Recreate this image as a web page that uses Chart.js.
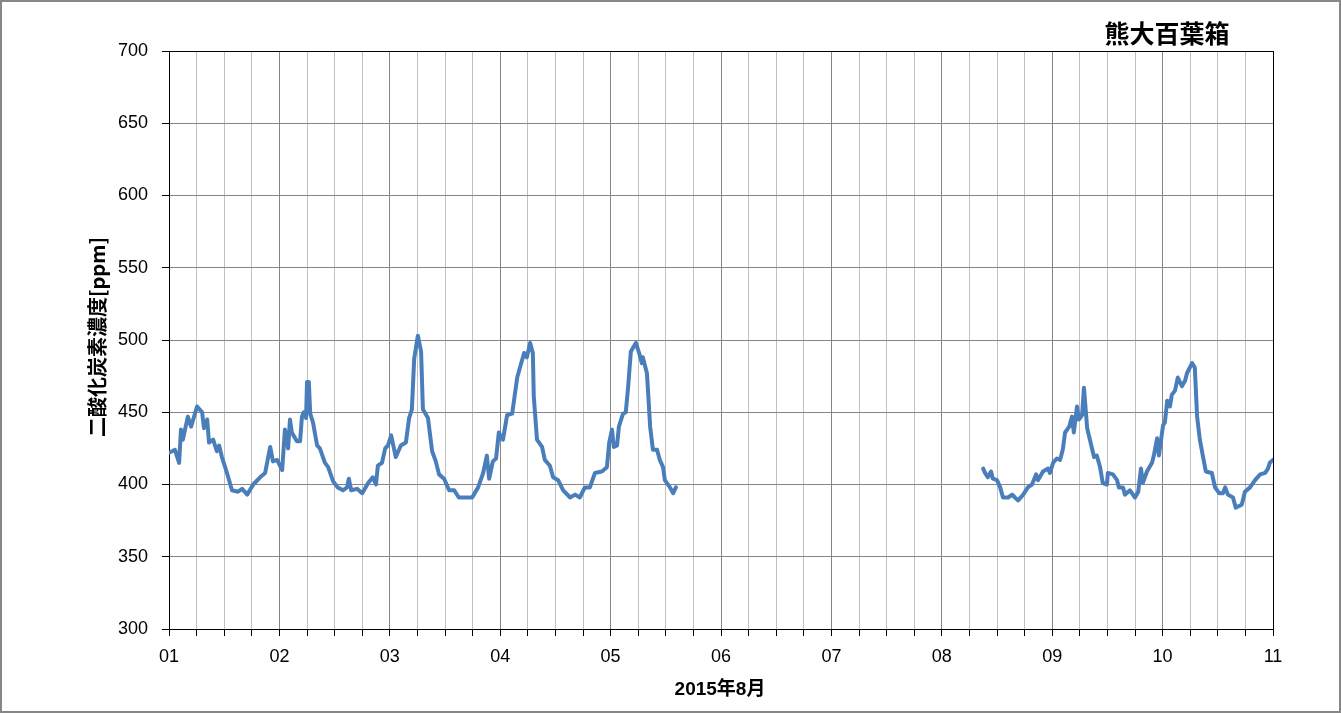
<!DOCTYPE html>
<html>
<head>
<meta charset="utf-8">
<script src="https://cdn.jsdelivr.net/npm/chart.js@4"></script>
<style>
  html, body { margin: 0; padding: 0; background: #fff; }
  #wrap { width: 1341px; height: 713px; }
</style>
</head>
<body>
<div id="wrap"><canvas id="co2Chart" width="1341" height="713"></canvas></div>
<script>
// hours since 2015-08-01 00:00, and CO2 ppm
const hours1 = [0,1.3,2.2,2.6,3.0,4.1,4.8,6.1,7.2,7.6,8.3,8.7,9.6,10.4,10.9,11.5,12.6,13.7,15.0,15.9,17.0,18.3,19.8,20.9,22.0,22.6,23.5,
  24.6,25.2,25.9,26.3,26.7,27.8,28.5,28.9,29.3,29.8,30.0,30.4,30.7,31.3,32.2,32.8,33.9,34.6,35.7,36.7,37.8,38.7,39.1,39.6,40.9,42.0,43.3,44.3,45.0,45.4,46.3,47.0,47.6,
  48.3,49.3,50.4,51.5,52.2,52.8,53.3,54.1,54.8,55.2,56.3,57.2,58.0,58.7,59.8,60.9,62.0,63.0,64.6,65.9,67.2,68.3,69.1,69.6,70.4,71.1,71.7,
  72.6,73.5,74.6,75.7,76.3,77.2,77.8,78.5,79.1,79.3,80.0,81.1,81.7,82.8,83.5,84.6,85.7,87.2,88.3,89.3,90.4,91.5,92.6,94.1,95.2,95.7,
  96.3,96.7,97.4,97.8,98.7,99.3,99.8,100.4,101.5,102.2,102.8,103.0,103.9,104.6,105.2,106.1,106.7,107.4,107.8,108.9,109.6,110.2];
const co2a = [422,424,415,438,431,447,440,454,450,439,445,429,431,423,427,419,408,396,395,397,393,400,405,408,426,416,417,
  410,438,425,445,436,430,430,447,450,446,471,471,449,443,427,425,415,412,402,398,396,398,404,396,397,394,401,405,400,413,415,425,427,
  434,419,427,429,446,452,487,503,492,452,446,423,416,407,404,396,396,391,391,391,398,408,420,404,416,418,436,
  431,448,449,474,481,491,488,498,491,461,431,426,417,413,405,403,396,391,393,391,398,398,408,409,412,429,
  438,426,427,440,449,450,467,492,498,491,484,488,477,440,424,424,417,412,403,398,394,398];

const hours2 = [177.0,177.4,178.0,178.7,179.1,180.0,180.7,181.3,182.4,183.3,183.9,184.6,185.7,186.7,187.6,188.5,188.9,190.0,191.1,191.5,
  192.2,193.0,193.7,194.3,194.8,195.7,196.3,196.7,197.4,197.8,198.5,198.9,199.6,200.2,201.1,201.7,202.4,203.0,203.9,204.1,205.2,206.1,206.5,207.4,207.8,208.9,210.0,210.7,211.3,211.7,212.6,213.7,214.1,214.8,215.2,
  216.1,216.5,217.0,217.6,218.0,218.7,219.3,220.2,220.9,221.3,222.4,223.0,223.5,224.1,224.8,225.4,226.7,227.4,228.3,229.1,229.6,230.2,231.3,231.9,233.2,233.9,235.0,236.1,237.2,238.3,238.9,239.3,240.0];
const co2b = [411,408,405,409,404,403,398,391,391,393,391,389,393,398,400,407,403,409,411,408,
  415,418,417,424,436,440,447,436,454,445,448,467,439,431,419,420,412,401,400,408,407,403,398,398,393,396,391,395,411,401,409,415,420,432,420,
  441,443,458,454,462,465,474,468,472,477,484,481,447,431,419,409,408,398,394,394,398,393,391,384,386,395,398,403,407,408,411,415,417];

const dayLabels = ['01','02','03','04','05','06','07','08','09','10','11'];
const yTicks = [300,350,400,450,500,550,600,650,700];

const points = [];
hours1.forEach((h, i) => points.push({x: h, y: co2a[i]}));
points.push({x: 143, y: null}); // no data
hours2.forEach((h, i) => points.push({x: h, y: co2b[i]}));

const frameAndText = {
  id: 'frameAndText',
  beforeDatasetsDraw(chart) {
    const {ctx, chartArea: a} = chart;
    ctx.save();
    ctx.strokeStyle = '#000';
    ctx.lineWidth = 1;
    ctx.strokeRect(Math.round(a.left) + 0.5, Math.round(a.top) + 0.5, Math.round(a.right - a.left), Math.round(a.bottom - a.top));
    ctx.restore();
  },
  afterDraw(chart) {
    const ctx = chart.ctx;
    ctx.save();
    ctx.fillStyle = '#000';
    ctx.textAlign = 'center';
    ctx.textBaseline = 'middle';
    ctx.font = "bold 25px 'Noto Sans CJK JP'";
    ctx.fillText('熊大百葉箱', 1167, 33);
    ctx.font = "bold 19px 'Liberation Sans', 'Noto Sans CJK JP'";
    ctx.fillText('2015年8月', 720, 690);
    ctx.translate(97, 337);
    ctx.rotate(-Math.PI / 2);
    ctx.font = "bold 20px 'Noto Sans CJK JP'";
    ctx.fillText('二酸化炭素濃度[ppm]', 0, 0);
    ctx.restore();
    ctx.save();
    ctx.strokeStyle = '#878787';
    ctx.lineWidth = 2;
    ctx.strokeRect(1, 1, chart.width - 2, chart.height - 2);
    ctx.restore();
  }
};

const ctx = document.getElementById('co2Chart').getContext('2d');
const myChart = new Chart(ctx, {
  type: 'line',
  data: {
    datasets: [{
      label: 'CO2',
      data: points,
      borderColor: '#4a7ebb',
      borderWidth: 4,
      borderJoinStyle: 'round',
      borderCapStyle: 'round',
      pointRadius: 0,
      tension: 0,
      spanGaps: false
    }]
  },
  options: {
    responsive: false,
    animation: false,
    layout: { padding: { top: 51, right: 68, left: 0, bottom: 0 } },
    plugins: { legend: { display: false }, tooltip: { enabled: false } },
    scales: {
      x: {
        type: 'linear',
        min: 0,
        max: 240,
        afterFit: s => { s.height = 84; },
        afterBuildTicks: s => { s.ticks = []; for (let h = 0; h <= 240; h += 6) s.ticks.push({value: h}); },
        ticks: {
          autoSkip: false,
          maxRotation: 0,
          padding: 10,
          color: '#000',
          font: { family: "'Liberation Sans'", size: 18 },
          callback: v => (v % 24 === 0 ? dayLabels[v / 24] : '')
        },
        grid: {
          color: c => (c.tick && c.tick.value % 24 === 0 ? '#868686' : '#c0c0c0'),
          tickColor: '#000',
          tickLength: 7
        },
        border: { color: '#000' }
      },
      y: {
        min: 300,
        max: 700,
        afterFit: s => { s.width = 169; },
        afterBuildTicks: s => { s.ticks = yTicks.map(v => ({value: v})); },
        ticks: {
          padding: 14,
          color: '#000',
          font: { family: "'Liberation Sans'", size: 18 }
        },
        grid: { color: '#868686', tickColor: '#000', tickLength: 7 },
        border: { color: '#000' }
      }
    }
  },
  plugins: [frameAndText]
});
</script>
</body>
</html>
****************
**TASK GOAL:**
Copy out all the data exactly; skip the pictures.

**REPLY:**
Recreate this image as a web page that uses Chart.js.
<!DOCTYPE html>
<html>
<head>
<meta charset="utf-8">
<script src="https://cdn.jsdelivr.net/npm/chart.js@4"></script>
<style>
  html, body { margin: 0; padding: 0; background: #fff; }
  #wrap { width: 1341px; height: 713px; }
</style>
</head>
<body>
<div id="wrap"><canvas id="co2Chart" width="1341" height="713"></canvas></div>
<script>
// hours since 2015-08-01 00:00, and CO2 ppm
const hours1 = [0,1.3,2.2,2.6,3.0,4.1,4.8,6.1,7.2,7.6,8.3,8.7,9.6,10.4,10.9,11.5,12.6,13.7,15.0,15.9,17.0,18.3,19.8,20.9,22.0,22.6,23.5,
  24.6,25.2,25.9,26.3,26.7,27.8,28.5,28.9,29.3,29.8,30.0,30.4,30.7,31.3,32.2,32.8,33.9,34.6,35.7,36.7,37.8,38.7,39.1,39.6,40.9,42.0,43.3,44.3,45.0,45.4,46.3,47.0,47.6,
  48.3,49.3,50.4,51.5,52.2,52.8,53.3,54.1,54.8,55.2,56.3,57.2,58.0,58.7,59.8,60.9,62.0,63.0,64.6,65.9,67.2,68.3,69.1,69.6,70.4,71.1,71.7,
  72.6,73.5,74.6,75.7,76.3,77.2,77.8,78.5,79.1,79.3,80.0,81.1,81.7,82.8,83.5,84.6,85.7,87.2,88.3,89.3,90.4,91.5,92.6,94.1,95.2,95.7,
  96.3,96.7,97.4,97.8,98.7,99.3,99.8,100.4,101.5,102.2,102.8,103.0,103.9,104.6,105.2,106.1,106.7,107.4,107.8,108.9,109.6,110.2];
const co2a = [422,424,415,438,431,447,440,454,450,439,445,429,431,423,427,419,408,396,395,397,393,400,405,408,426,416,417,
  410,438,425,445,436,430,430,447,450,446,471,471,449,443,427,425,415,412,402,398,396,398,404,396,397,394,401,405,400,413,415,425,427,
  434,419,427,429,446,452,487,503,492,452,446,423,416,407,404,396,396,391,391,391,398,408,420,404,416,418,436,
  431,448,449,474,481,491,488,498,491,461,431,426,417,413,405,403,396,391,393,391,398,398,408,409,412,429,
  438,426,427,440,449,450,467,492,498,491,484,488,477,440,424,424,417,412,403,398,394,398];

const hours2 = [177.0,177.4,178.0,178.7,179.1,180.0,180.7,181.3,182.4,183.3,183.9,184.6,185.7,186.7,187.6,188.5,188.9,190.0,191.1,191.5,
  192.2,193.0,193.7,194.3,194.8,195.7,196.3,196.7,197.4,197.8,198.5,198.9,199.6,200.2,201.1,201.7,202.4,203.0,203.9,204.1,205.2,206.1,206.5,207.4,207.8,208.9,210.0,210.7,211.3,211.7,212.6,213.7,214.1,214.8,215.2,
  216.1,216.5,217.0,217.6,218.0,218.7,219.3,220.2,220.9,221.3,222.4,223.0,223.5,224.1,224.8,225.4,226.7,227.4,228.3,229.1,229.6,230.2,231.3,231.9,233.2,233.9,235.0,236.1,237.2,238.3,238.9,239.3,240.0];
const co2b = [411,408,405,409,404,403,398,391,391,393,391,389,393,398,400,407,403,409,411,408,
  415,418,417,424,436,440,447,436,454,445,448,467,439,431,419,420,412,401,400,408,407,403,398,398,393,396,391,395,411,401,409,415,420,432,420,
  441,443,458,454,462,465,474,468,472,477,484,481,447,431,419,409,408,398,394,394,398,393,391,384,386,395,398,403,407,408,411,415,417];

const dayLabels = ['01','02','03','04','05','06','07','08','09','10','11'];
const yTicks = [300,350,400,450,500,550,600,650,700];

const points = [];
hours1.forEach((h, i) => points.push({x: h, y: co2a[i]}));
points.push({x: 143, y: null}); // no data
hours2.forEach((h, i) => points.push({x: h, y: co2b[i]}));

const frameAndText = {
  id: 'frameAndText',
  beforeDatasetsDraw(chart) {
    const {ctx, chartArea: a} = chart;
    ctx.save();
    ctx.strokeStyle = '#000';
    ctx.lineWidth = 1;
    ctx.strokeRect(Math.round(a.left) + 0.5, Math.round(a.top) + 0.5, Math.round(a.right - a.left), Math.round(a.bottom - a.top));
    ctx.restore();
  },
  afterDraw(chart) {
    const ctx = chart.ctx;
    ctx.save();
    ctx.fillStyle = '#000';
    ctx.textAlign = 'center';
    ctx.textBaseline = 'middle';
    ctx.font = "bold 25px 'Noto Sans CJK JP'";
    ctx.fillText('熊大百葉箱', 1167, 33);
    ctx.font = "bold 19px 'Liberation Sans', 'Noto Sans CJK JP'";
    ctx.fillText('2015年8月', 720, 690);
    ctx.translate(97, 337);
    ctx.rotate(-Math.PI / 2);
    ctx.font = "bold 20px 'Noto Sans CJK JP'";
    ctx.fillText('二酸化炭素濃度[ppm]', 0, 0);
    ctx.restore();
    ctx.save();
    ctx.strokeStyle = '#878787';
    ctx.lineWidth = 2;
    ctx.strokeRect(1, 1, chart.width - 2, chart.height - 2);
    ctx.restore();
  }
};

const ctx = document.getElementById('co2Chart').getContext('2d');
const myChart = new Chart(ctx, {
  type: 'line',
  data: {
    datasets: [{
      label: 'CO2',
      data: points,
      borderColor: '#4a7ebb',
      borderWidth: 4,
      borderJoinStyle: 'round',
      borderCapStyle: 'round',
      pointRadius: 0,
      tension: 0,
      spanGaps: false
    }]
  },
  options: {
    responsive: false,
    animation: false,
    layout: { padding: { top: 51, right: 68, left: 0, bottom: 0 } },
    plugins: { legend: { display: false }, tooltip: { enabled: false } },
    scales: {
      x: {
        type: 'linear',
        min: 0,
        max: 240,
        afterFit: s => { s.height = 84; },
        afterBuildTicks: s => { s.ticks = []; for (let h = 0; h <= 240; h += 6) s.ticks.push({value: h}); },
        ticks: {
          autoSkip: false,
          maxRotation: 0,
          padding: 10,
          color: '#000',
          font: { family: "'Liberation Sans'", size: 18 },
          callback: v => (v % 24 === 0 ? dayLabels[v / 24] : '')
        },
        grid: {
          color: c => (c.tick && c.tick.value % 24 === 0 ? '#868686' : '#c0c0c0'),
          tickColor: '#000',
          tickLength: 7
        },
        border: { color: '#000' }
      },
      y: {
        min: 300,
        max: 700,
        afterFit: s => { s.width = 169; },
        afterBuildTicks: s => { s.ticks = yTicks.map(v => ({value: v})); },
        ticks: {
          padding: 14,
          color: '#000',
          font: { family: "'Liberation Sans'", size: 18 }
        },
        grid: { color: '#868686', tickColor: '#000', tickLength: 7 },
        border: { color: '#000' }
      }
    }
  },
  plugins: [frameAndText]
});
</script>
</body>
</html>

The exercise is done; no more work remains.